We all know there are issues with the representation of women and women's bodies in video games and the mass media, just as there are issues with the way men's bodies are portrayed.

Bulimia.com, a website dedicated to sharing the message about the eating disorder, featured a series of Photoshopped images (via The Daily Dot) of several different female video game characters altered to better resemble the average female body, complete with realistic proportions and makeovers. The set includes images of Tifa Lockhart from Final Fantasy VII, Christie Monteiro from Tekken 5, Jade from Mortal Kombat, and more.



The mission is a noble one in concept, as it's obvious througout the history of video games that female characters have been privy to shrinking waistlines and figures with fewer and fewer clothes, a message that some feel aren't always a positive one to spread to young women, as Bulimia.com attests:

"Girl gamers – especially young ones – could develop a skewed image of how the female body should look. This might mark the beginning of obsessive thoughts about their own bodies, and self-questioning as to why they don’t align with their perceived ideal. When dangerous, compulsive eating behaviors develop alongside of these negative obsessions, young women can quickly find themselves struggling with an eating disorder."


However, the images that have been Photoshopped only really seek to fill out the characters, adding curves and what looks like extra weight to them. The "average" body type doesn't necessary mean fit or thin, but it doesn't mean predominately thicker body types as well. It's a strange move by the website to assume that the proportions of the female characters are the only thing that makes them more sexualized than some audience members would prefer.
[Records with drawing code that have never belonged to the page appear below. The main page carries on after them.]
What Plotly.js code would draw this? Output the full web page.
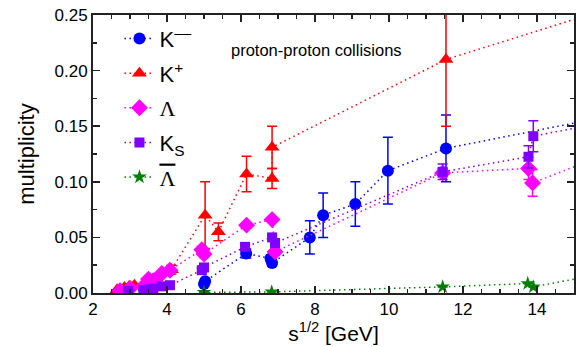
<!DOCTYPE html>
<html>
<head>
<meta charset="utf-8">
<script src="https://cdn.plot.ly/plotly-3.0.1.min.js"></script>
<style>html,body{margin:0;padding:0;background:#fff;}#chart{width:581px;height:347px;}</style>
</head>
<body>
<div id="chart"></div>
<script>
// K- (blue circles)
var kmX   = [5.0, 5.03, 6.14, 6.8, 6.84, 7.86, 8.22, 9.09, 9.97, 11.54, 17.3];
var kmY   = [0.008, 0.0105, 0.0355, 0.031, 0.027, 0.050, 0.070, 0.080, 0.110, 0.130, 0.168];
var kmErr = [0.002, 0.002, 0.004, 0.003, 0.003, 0.015, 0.020, 0.020, 0.030, 0.030, 0];
// K+ (red triangles)
var kpX   = [2.65, 2.85, 2.98, 3.12, 3.55, 4.12, 5.03, 5.39, 6.15, 6.84, 6.84, 11.54, 17.3];
var kpY   = [0.003, 0.005, 0.006, 0.007, 0.008, 0.021, 0.070, 0.055, 0.107, 0.103, 0.131, 0.210, 0.270];
var kpErr = [0, 0, 0, 0, 0, 0.004, 0.030, 0.008, 0.016, 0.009, 0.019, 0.060, 0];
// Lambda (magenta diamonds)
var laX   = [2.73, 3.0, 3.36, 3.5, 3.63, 3.86, 4.08, 4.94, 5.0, 6.15, 6.84, 6.92, 11.45, 13.77, 13.88, 17.3];
var laY   = [0.002, 0.004, 0.006, 0.0125, 0.011, 0.0175, 0.0205, 0.039, 0.035, 0.061, 0.066, 0.037, 0.108, 0.112, 0.099, 0.143];
var laErr = [0, 0, 0, 0, 0, 0.002, 0.002, 0.003, 0.003, 0.002, 0.002, 0.003, 0.004, 0.010, 0.012, 0];
// K_S (violet squares)
var ksX   = [2.95, 3.36, 3.52, 3.63, 3.86, 4.08, 4.94, 5.0, 6.11, 6.84, 6.92, 11.45, 13.77, 13.9, 17.3];
var ksY   = [0.002, 0.0025, 0.003, 0.004, 0.006, 0.007, 0.0205, 0.023, 0.0415, 0.050, 0.045, 0.109, 0.1225, 0.141, 0.163];
var ksErr = [0, 0, 0, 0, 0, 0, 0.002, 0.002, 0.002, 0.002, 0.002, 0.007, 0.010, 0.014, 0];
// anti-Lambda (green stars)
var alX   = [5.0, 6.83, 11.45, 13.75, 13.9, 17.3];
var alY   = [0.0005, 0.001, 0.0055, 0.0085, 0.0055, 0.027];
var alErr = [0, 0, 0, 0, 0, 0];

var names = ['K<sup>\u2013\u2013</sup>', 'K<sup>+</sup>',
  '<span style="font-family:\'Liberation Serif\'">\u039B</span>',
  'K<sub>S</sub>',
  '<span style="font-family:\'Liberation Serif\';text-decoration:overline">\u039B</span>'];

function tr(x, y, e, name, color, symbol, size, i) {
  return {
    x: x, y: y, name: name, type: 'scatter', mode: 'lines+markers',
    legendgroup: 'g' + i,
    line: {color: color, width: 1.5, dash: '1.5px,3.5px'},
    marker: {color: color, symbol: symbol, size: size},
    error_y: {type: 'data', array: e, visible: true, color: color, thickness: 1.5, width: 5},
    cliponaxis: true
  };
}

var data = [
  tr(kmX, kmY, kmErr, names[0], '#0000ff', 'circle', 12, 0),
  tr(kpX, kpY, kpErr, names[1], '#ff0000', 'triangle-up', 13, 1),
  tr(laX, laY, laErr, names[2], '#ff00ff', 'diamond', 13, 2),
  tr(ksX, ksY, ksErr, names[3], '#8000ff', 'square', 10, 3),
  tr(alX, alY, alErr, names[4], '#008000', 'star', 11, 4)
];

var axisCommon = {
  showline: true, mirror: 'allticks', linecolor: '#222', linewidth: 2,
  ticks: 'inside', ticklen: 7, tickwidth: 1.5, tickcolor: '#222',
  showgrid: false, zeroline: false,
  tickfont: {family: 'Liberation Sans, Arial, sans-serif', size: 17, color: '#000'}
};

var layout = {
  width: 581, height: 347,
  margin: {l: 93, r: 7, t: 15, b: 54},
  paper_bgcolor: '#fff', plot_bgcolor: '#fff',
  font: {family: 'Liberation Sans, Arial, sans-serif', color: '#000'},
  xaxis: Object.assign({}, axisCommon, {
    range: [2, 15], dtick: 2, tick0: 2,
    minor: {dtick: 0.5, ticks: 'inside', ticklen: 4, tickwidth: 1.5, tickcolor: '#222'},
    title: {text: 's<sup>1/2</sup> [GeV]', font: {size: 21}, standoff: 4}
  }),
  yaxis: Object.assign({}, axisCommon, {
    range: [0, 0.25], dtick: 0.05, tickformat: '.2f',
    minor: {dtick: 0.025, ticks: 'inside', ticklen: 4, tickwidth: 1.5, tickcolor: '#222'},
    title: {text: 'multiplicity', font: {size: 22}, standoff: 14}
  }),
  showlegend: true,
  legend: {x: 0.055, y: 0.99, xanchor: 'left', yanchor: 'top', bgcolor: 'rgba(0,0,0,0)',
    font: {size: 22}, tracegroupgap: 3},
  annotations: [{
    text: 'proton-proton collisions', xref: 'paper', yref: 'paper', x: 0.465, y: 0.915,
    showarrow: false, font: {size: 16.5}
  }]
};

Plotly.newPlot('chart', data, layout, {displayModeBar: false, staticPlot: true});
</script>
</body>
</html>
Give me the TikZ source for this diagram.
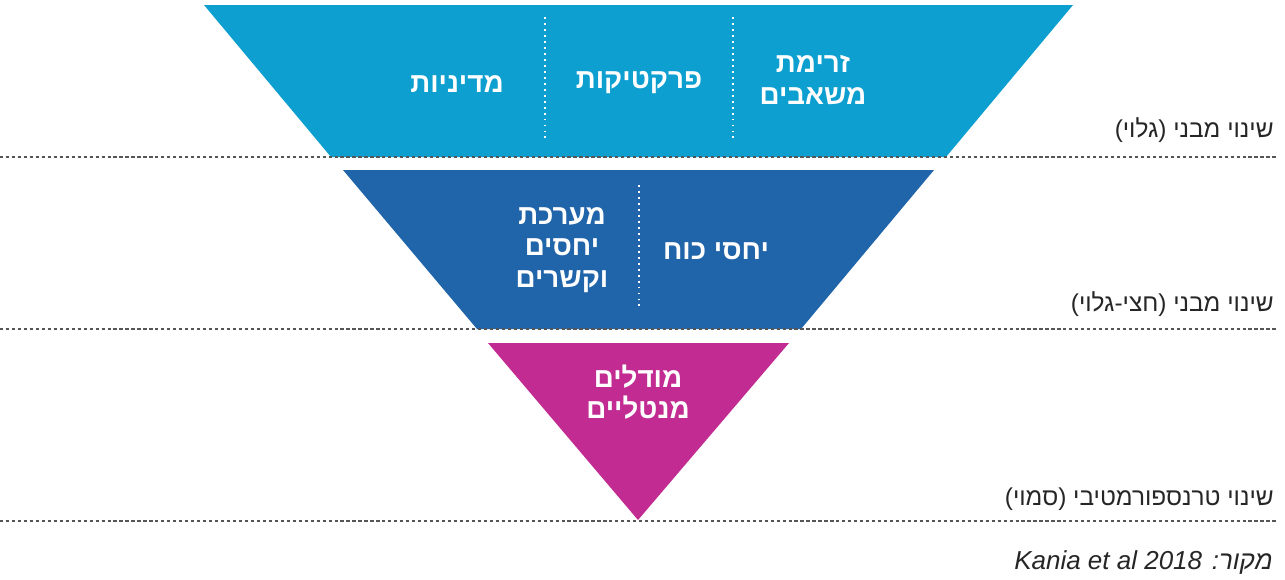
\documentclass[tikz,border=0pt]{standalone}
\usepackage{fontspec}
\setmainfont{Liberation Sans}
\newfontfamily\heb[Script=Hebrew]{Liberation Sans}
\TeXXeTstate=1
\definecolor{cyanA}{HTML}{0C9FD0}
\definecolor{blueB}{HTML}{2064AA}
\definecolor{magC}{HTML}{C12B92}
\definecolor{sepgray}{HTML}{555555}
\begin{document}
\begin{tikzpicture}[x=0.02cm,y=-0.02cm,
  sepline/.style={draw=sepgray, line width=0.6pt, dash pattern=on 1.8pt off 1.6pt},
  divider/.style={draw=white, line width=1.1pt, dash pattern=on 1.1pt off 2.3pt},
  wlabel/.style={text=white, align=center, inner sep=0pt,
    font={\heb\bfseries\fontsize{15.8}{17.9}\selectfont}},
  rlabel/.style={text=black!85, anchor=base east, inner sep=0pt,
    font={\heb\fontsize{13.9}{16}\selectfont}}]
\useasboundingbox (0,0) rectangle (1285,579);
% shapes
\fill[cyanA] (204,5) -- (1073,5) -- (946,157) -- (331,157) -- cycle;
\fill[blueB] (343,170) -- (934,170) -- (801,329) -- (477,329) -- cycle;
\fill[magC] (488,343) -- (789,343) -- (638,520) -- cycle;
% dividers
\coordinate (d1a) at (545,17); \coordinate (d1b) at (545,140);
\coordinate (d2a) at (733,17); \coordinate (d2b) at (733,140);
\coordinate (d3a) at (639,185); \coordinate (d3b) at (639,310);
\draw[divider] (d1a) -- (d1b);
\draw[divider] (d2a) -- (d2b);
\draw[divider] (d3a) -- (d3b);
% separator lines
\coordinate (s1a) at (0,157); \coordinate (s1b) at (1276,157);
\coordinate (s2a) at (0,329); \coordinate (s2b) at (1276,329);
\coordinate (s3a) at (0,521); \coordinate (s3b) at (1276,521);
\draw[sepline] (s1a) -- (s1b);
\draw[sepline] (s2a) -- (s2b);
\draw[sepline] (s3a) -- (s3b);
% texts in shapes
\node[wlabel] (flow) at (813,80) {\beginR זרימת\endR\\\beginR משאבים\endR};
\node[wlabel] (prac) at (639,83) {\beginR פרקטיקות\endR};
\node[wlabel] (poli) at (457,84) {\beginR מדיניות\endR};
\node[wlabel] (power) at (716,251) {\beginR יחסי כוח\endR};
\node[wlabel] (rel) at (562,250) {\beginR מערכת\endR\\\beginR יחסים\endR\\\beginR וקשרים\endR};
\node[wlabel] (ment) at (638,392) {\beginR מודלים\endR\\\beginR מנטליים\endR};
% side labels
\node[rlabel] (l1) at (1274,137) {\beginR שינוי מבני (גלוי)\endR};
\node[rlabel] (l2) at (1274,311) {\beginR שינוי מבני (חצי-גלוי)\endR};
\node[rlabel] (l3) at (1274,505) {\beginR שינוי טרנספורמטיבי (סמוי)\endR};
\node[rlabel, font={\heb\itshape\fontsize{14.8}{16}\selectfont}] (src) at (1273,569) {\beginR מקור: \beginL Kania et al 2018\endL\endR};
\end{tikzpicture}
\end{document}
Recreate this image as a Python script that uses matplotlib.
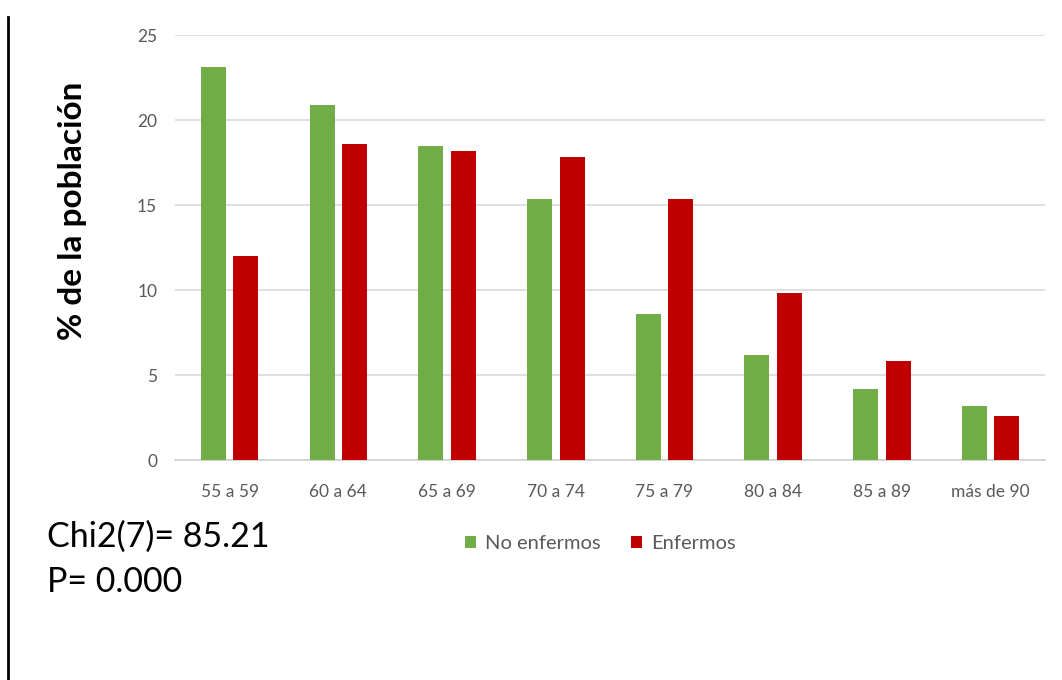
import numpy as np
import matplotlib.pyplot as plt
from matplotlib.lines import Line2D

plt.rcParams['font.family'] = ['Lato', 'DejaVu Sans']

grupos = ["55 a 59", "60 a 64", "65 a 69", "70 a 74", "75 a 79", "80 a 84", "85 a 89", "más de 90"]
no_enfermos = [23.1, 20.9, 18.5, 15.35, 8.6, 6.2, 4.2, 3.2]
enfermos = [12.0, 18.6, 18.2, 17.8, 15.35, 9.8, 5.8, 2.6]
yticks = [0, 5, 10, 15, 20, 25]

fig = plt.figure(figsize=(10.62, 6.8), dpi=100)
ax = fig.add_axes([0.165, 0.3235, 0.819, 0.625])

x = np.arange(len(grupos))
w = 0.23
ax.bar(x - 0.15, no_enfermos, w, color="#70AD47", label="No enfermos", zorder=3)
ax.bar(x + 0.15, enfermos, w, color="#C00000", label="Enfermos", zorder=3)

ax.set_xlim(-0.5, len(grupos) - 0.5)
ax.set_ylim(0, 25)
ax.set_yticks(yticks)
ax.set_xticks(x)
ax.set_xticklabels(grupos)
ax.yaxis.grid(True, color="#d9d9d9", linewidth=1.2, zorder=0)
ax.tick_params(axis="both", length=0, labelsize=12.5, labelcolor="#595959")
ax.tick_params(axis="x", pad=17)
ax.tick_params(axis="y", pad=13)
for s in ["top", "right", "left"]:
    ax.spines[s].set_visible(False)
ax.spines["bottom"].set_color("#d0d0d0")
ax.spines["bottom"].set_linewidth(1.2)

ax.set_ylabel("% de la población", fontsize=24, fontweight="bold", color="black")
ax.yaxis.set_label_coords(-0.102, 0.586)

leg = fig.legend(loc="center", bbox_to_anchor=(0.565, 0.201), ncol=2, frameon=False,
                 fontsize=14.5, handlelength=0.55, handleheight=0.55, handletextpad=0.45,
                 columnspacing=1.5)
for t in leg.get_texts():
    t.set_color("#595959")

fig.text(0.044, 0.21, "Chi2(7)= 85.21", fontsize=24.5, va="center")
fig.text(0.044, 0.144, "P= 0.000", fontsize=24.5, va="center")

# borde izquierdo
fig.add_artist(Line2D([0.008, 0.008], [0, 0.975], color="black", linewidth=2, transform=fig.transFigure))

fig.savefig("out.png", dpi=100)
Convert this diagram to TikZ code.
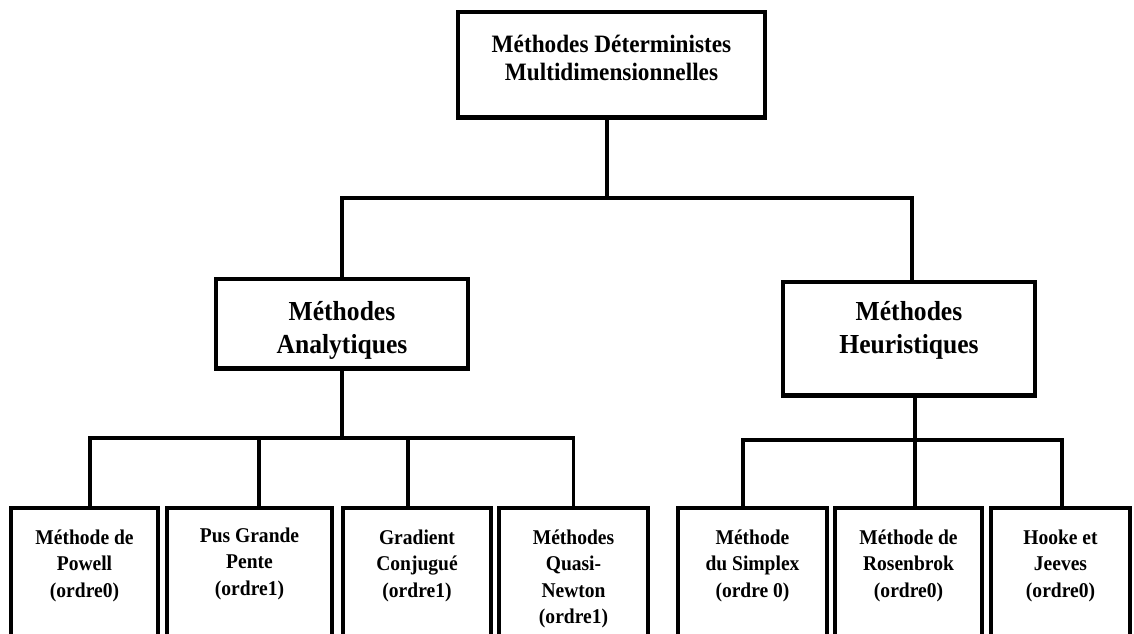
\documentclass[tikz,border=0pt]{standalone}
\usepackage{fontspec}
\setmainfont{Liberation Serif}[FakeStretch=0.93]
\begin{document}
\begin{tikzpicture}[x=1pt,y=-1pt,
  box/.style={draw=black, line width=4.6pt, inner sep=0pt, outer sep=0pt, align=center, anchor=north},
  topfont/.style={font=\bfseries\fontsize{25}{28.5}\selectfont},
  midfont/.style={font=\bfseries\fontsize{27.5}{33.5}\selectfont},
  lowfont/.style={font=\bfseries\fontsize{21}{26.5}\selectfont},
  conn/.style={draw=black, line width=3.8pt}]
\useasboundingbox (0,0) rectangle (1134,633);
\clip (0,0) rectangle (1134,633);

% top
\node[box, topfont, minimum width=307pt] (top) at (611.5,12)
  {\rule{0pt}{40pt}Méthodes Déterministes\\Multidimensionnelles\rule[-37pt]{0pt}{0pt}};

% middle
\node[box, midfont, minimum width=252pt] (ana) at (342,279)
  {\rule{0pt}{41pt}Méthodes\\Analytiques\rule[-15pt]{0pt}{0pt}};
\node[box, midfont, minimum width=252pt] (heu) at (909,282)
  {\rule{0pt}{38pt}Méthodes\\Heuristiques\rule[-42pt]{0pt}{0pt}};

% bottom
\node[box, lowfont, minimum width=147pt] (pow) at (84.5,508)
  {\rule{0pt}{36pt}Méthode de\\Powell\\(ordre0)\rule[-50pt]{0pt}{0pt}};
\node[box, lowfont, minimum width=165pt] (pus) at (249.5,508)
  {\rule{0pt}{34pt}Pus Grande\\Pente\\(ordre1)\rule[-50pt]{0pt}{0pt}};
\node[box, lowfont, minimum width=148pt] (gra) at (417,508)
  {\rule{0pt}{36pt}Gradient\\Conjugué\\(ordre1)\rule[-50pt]{0pt}{0pt}};
\node[box, lowfont, minimum width=149pt] (qua) at (573.5,508)
  {\rule{0pt}{36pt}Méthodes\\Quasi-\\Newton\\(ordre1)\rule[-24pt]{0pt}{0pt}};
\node[box, lowfont, minimum width=149pt] (sim) at (752.5,508)
  {\rule{0pt}{36pt}Méthode\\du Simplex\\(ordre 0)\rule[-50pt]{0pt}{0pt}};
\node[box, lowfont, minimum width=147pt] (ros) at (908.5,508)
  {\rule{0pt}{36pt}Méthode de\\Rosenbrok\\(ordre0)\rule[-50pt]{0pt}{0pt}};
\node[box, lowfont, minimum width=139pt] (hoo) at (1060.5,508)
  {\rule{0pt}{36pt}Hooke et\\Jeeves\\(ordre0)\rule[-50pt]{0pt}{0pt}};

% connectors
\coordinate (busT) at (607,198);
\coordinate (busA) at (342,438);
\coordinate (busH) at (915,440);

\draw[conn] ([xshift=-4.5pt]top.south) -- (busT);
\draw[conn] (busT) -| (ana.north);
\draw[conn] (busT) -| ([xshift=3pt]heu.north);

\draw[conn] (ana.south) -- (busA);
\draw[conn] (busA) -| ([xshift=5.5pt]pow.north);
\draw[conn] (busA) -| ([xshift=9.5pt]pus.north);
\draw[conn] (busA) -| ([xshift=-9pt]gra.north);
\draw[conn] (busA) -| (qua.north);

\draw[conn] ([xshift=6pt]heu.south) -- (busH);
\draw[conn] (busH) -| ([xshift=-9.5pt]sim.north);
\draw[conn] (busH) -| ([xshift=6.5pt]ros.north);
\draw[conn] (busH) -| ([xshift=1.5pt]hoo.north);
\end{tikzpicture}
\end{document}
In some ways this project is as harmful as it is helpful, especially since it suggests that the body types of several characters, whose bodies are actually quite proportionate, aren't realistic. Having personally known individuals who resemble some of these women, I have to think they may feel a little shamed by this photo set. It's also interesting that some of these characters look pretty normal already, and really didn't need to undergo these transformations.

Making positive changes is obviously a great idea, but there are certain points where we need to evaluate other checks and balances when it comes to this type of commentary. What do you think about these Photoshopped characters?